Vladimir Putin is not only threatening the people of Ukraine, he’s set to hit the real incomes of all Australians, which fall when inflation spikes. And the war is driving up petrol prices, so shipping costs are going through the roof, which will ultimately push up inflation.

Economists say what you earn in your pay-packet is your nominal or money income but what your wage buys is your real income. As inflation rises, you can buy less, so your real income falls. And Putin and his war are driving up petrol, resource and food prices, so he’s threatening you and/or your family’s standard of living.

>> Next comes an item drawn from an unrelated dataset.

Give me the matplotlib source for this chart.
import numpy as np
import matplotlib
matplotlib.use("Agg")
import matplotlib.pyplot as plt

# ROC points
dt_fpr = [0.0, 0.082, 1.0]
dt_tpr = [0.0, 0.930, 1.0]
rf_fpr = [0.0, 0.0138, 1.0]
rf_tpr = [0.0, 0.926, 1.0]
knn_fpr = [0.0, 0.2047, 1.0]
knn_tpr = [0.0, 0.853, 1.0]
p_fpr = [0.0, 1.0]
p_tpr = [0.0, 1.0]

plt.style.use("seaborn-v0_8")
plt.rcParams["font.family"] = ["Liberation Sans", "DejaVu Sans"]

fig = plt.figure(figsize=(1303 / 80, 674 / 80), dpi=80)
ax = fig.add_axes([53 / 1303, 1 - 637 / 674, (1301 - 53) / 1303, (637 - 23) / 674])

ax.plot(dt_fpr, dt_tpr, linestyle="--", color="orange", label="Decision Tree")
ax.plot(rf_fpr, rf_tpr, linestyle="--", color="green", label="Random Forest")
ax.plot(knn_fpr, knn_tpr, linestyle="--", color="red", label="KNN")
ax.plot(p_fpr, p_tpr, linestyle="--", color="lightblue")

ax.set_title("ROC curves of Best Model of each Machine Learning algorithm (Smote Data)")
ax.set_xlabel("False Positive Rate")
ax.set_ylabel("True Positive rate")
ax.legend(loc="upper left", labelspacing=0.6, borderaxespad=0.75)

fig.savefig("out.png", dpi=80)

It's also driving up the share prices of the likes of Woodside Petroleum, BHP and Graincorp while starting to hurt travel and related tourism businesses as fewer people are interested in going to Europe for both war and post-pandemic reasons.

Webjet one month

Webjet’s share price is down 4.7% in a month, while Qantas is down 9%. They could easily go lower today with talk of the West actually getting physically involved in the war. On the other hand, Woodside is up 17.4% and should go higher today.

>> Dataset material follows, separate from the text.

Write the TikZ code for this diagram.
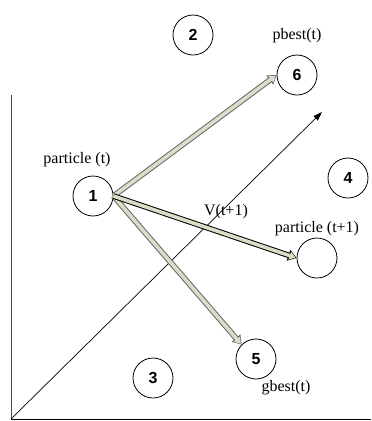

These obvious winners and losers will affect inflation in opposite directions as less demand for flying will result in lower prices to attract customers. But the biggest effect in prices will come through spurting oil prices.

The AFR is warning online shoppers and e-commerce businesses about rising shipping costs, after Australia Post imposed a record 3.1% fuel surcharge for April, up from 2.3% this month because of booming petrol prices.

The surcharge is driven by the national average price of petrol, and with Brent crude near $US120 a barrel (up about 40% this year), shipping costs have to go sky-high.

The RBA has warned of rising inflation. Interestingly, that should lead to more pressure to raise interest rates but because of the uncertainty about what the war could do to demand, both the US Federal Reserve and our RBA have hinted that Putin’s behaviour could slow up expected interest rate hikes.

It will all get down to how long the war goes on and whether the West actually gets involved in a real fighting sense. And then how Putin, and even possibly China, reacts.

Chinese Premier Li Keqiang said the country's external environment is becoming “volatile, grave and uncertain”. China's economy has suffered amid anti-COVID-19 measures and a crackdown on real estate debt. This is a country that needs a booming global economy but its ally, Russia, is threatening this, despite having expansionist desires directed at Taiwan.

Over the weekend, in a report to the country's legislature, Li Keqiang said China will aim for growth of “around 5.5%” this year. “Achieving this goal will require arduous efforts”.

Last year, China aimed for economic growth of 8.1% so this Putin problem isn’t well-timed for the world’s second-largest economy.

And after two years of the Coronavirus, the world economy needed this Ukraine war like a hole in the head.

Locally, our economy is set for a strong growth year as the National Australia Bank-Seek employment report implied. It showed that job ads rose 2.2% in February after a 5% rise in January, and the jobs market is expected to remain tight. “Job ads made a new record high in the month and are now 57.8 per cent above pre-pandemic levels,’’ NAB economist Taylor Nugent told the AFR.

A tight labour market with unions and individual workers pushing for higher wages with hundreds of thousands of temporary, foreign workers still absent from the labour force, and petrol prices surging, means inflation is set to undermine the purchasing power of employees’ wages and business owners’ profits.

The longer this war, the greater the inflation threat will be to our real incomes, the strength of the economy and jobs created.

The pressure will be on central banks to get their interest rate policy right or else they could create a Putin-‘inspired’ recession!